**Working data:**
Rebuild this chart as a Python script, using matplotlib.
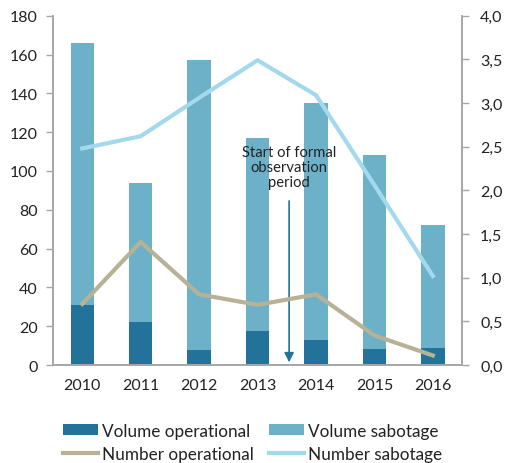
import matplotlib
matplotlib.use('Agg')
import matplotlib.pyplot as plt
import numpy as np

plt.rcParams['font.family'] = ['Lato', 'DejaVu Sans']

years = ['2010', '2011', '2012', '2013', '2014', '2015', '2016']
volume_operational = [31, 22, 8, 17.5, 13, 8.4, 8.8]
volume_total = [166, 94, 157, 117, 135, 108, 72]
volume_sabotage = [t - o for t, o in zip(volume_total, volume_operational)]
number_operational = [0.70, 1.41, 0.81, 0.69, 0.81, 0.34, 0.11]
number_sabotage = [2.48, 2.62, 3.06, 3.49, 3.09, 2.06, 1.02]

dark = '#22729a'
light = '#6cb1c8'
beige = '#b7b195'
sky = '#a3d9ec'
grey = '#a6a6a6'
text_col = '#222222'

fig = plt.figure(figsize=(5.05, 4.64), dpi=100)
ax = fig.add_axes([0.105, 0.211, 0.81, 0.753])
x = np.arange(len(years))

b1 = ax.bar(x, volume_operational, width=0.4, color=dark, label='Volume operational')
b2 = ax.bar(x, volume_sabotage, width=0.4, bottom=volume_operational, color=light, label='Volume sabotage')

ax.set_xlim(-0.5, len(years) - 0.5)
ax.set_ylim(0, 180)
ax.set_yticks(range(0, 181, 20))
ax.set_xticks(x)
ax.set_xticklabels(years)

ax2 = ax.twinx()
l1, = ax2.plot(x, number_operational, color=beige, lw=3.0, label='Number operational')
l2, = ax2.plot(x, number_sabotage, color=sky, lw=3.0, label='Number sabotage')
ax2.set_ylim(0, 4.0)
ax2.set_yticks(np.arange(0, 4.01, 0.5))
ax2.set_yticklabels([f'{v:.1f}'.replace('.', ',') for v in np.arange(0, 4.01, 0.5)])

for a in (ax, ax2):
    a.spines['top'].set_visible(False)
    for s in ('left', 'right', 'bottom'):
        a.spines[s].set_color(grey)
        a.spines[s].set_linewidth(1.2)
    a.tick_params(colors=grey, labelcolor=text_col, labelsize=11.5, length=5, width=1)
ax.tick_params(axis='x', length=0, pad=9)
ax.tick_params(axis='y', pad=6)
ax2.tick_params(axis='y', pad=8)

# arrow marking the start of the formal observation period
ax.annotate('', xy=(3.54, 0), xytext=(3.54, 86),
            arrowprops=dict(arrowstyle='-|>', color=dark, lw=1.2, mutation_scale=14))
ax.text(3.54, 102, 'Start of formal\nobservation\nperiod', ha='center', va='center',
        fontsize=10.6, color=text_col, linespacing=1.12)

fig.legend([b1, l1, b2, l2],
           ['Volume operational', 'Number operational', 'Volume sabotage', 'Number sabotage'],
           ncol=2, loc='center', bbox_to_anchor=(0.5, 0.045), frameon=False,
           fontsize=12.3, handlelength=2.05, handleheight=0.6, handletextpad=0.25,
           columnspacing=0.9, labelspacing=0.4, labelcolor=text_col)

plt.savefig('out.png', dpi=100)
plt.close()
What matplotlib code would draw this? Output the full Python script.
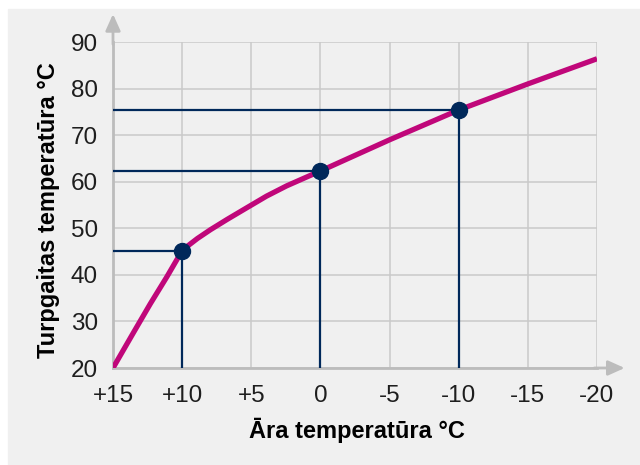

**Task instructions:** Up to and including the line containing "color=light, label='Volume sabotage')", quote each line of the entries above from the very first, please, exactly and without images.

**Worked solution:**
Rebuild this chart as a Python script, using matplotlib.
import matplotlib
matplotlib.use('Agg')
import matplotlib.pyplot as plt
import numpy as np

plt.rcParams['font.family'] = ['Lato', 'DejaVu Sans']

years = ['2010', '2011', '2012', '2013', '2014', '2015', '2016']
volume_operational = [31, 22, 8, 17.5, 13, 8.4, 8.8]
volume_total = [166, 94, 157, 117, 135, 108, 72]
volume_sabotage = [t - o for t, o in zip(volume_total, volume_operational)]
number_operational = [0.70, 1.41, 0.81, 0.69, 0.81, 0.34, 0.11]
number_sabotage = [2.48, 2.62, 3.06, 3.49, 3.09, 2.06, 1.02]

dark = '#22729a'
light = '#6cb1c8'
beige = '#b7b195'
sky = '#a3d9ec'
grey = '#a6a6a6'
text_col = '#222222'

fig = plt.figure(figsize=(5.05, 4.64), dpi=100)
ax = fig.add_axes([0.105, 0.211, 0.81, 0.753])
x = np.arange(len(years))

b1 = ax.bar(x, volume_operational, width=0.4, color=dark, label='Volume operational')
b2 = ax.bar(x, volume_sabotage, width=0.4, bottom=volume_operational, color=light, label='Volume sabotage')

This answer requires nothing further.